Beef Gulasch - Rindsgulasch (serves 4)

70g butter
400g onion, finely chopped (can be coarse-grated in a food processor)
1 tb Hungarian rose paprika
some concentrated tomato puree (optional, to improve colour)
1 tb red wine vinegar
550g beef, not too lean
1/2 tsp caraway seeds
2 cloves garlic, ground to a paste
salt
1 tb flour


Sauté onions slowly without browning them. Add paprika and vinegar, then the meat, followed by caraway, a little majoram, garlic and salt. Cover with water or stock and simmer. Add more liquid if necessary. Dust with flour to thicken. Bring to the boil once more.

[try coating meat in the paprika before adding]

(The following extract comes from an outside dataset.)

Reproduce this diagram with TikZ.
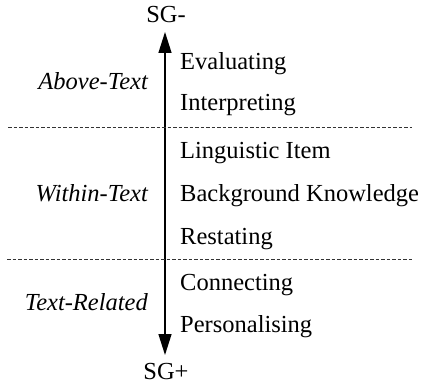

Serve with boiled potatoes, home-made Nockerln or crusty white bread rolls.

The onions have to be chopped as fine as possible and be fried on low heat as long as possible without browning. Then they need to be boiled in the Gulash until they disintegrate completely. That's the trick for a good gulasch, plenty of onions that have completely dissolved in the sauce, thickening and flavouring it at the same time...

And a Gulasch gets better with time and repeated re-heating. So make it a couple of days in advance and reheat it once a day.

Saftgulasch is prepared in the same way but with equal amounts of onion and meat. Hungarian Gulasch is prepared in the same way but with potatoes that are cooked together with the meat.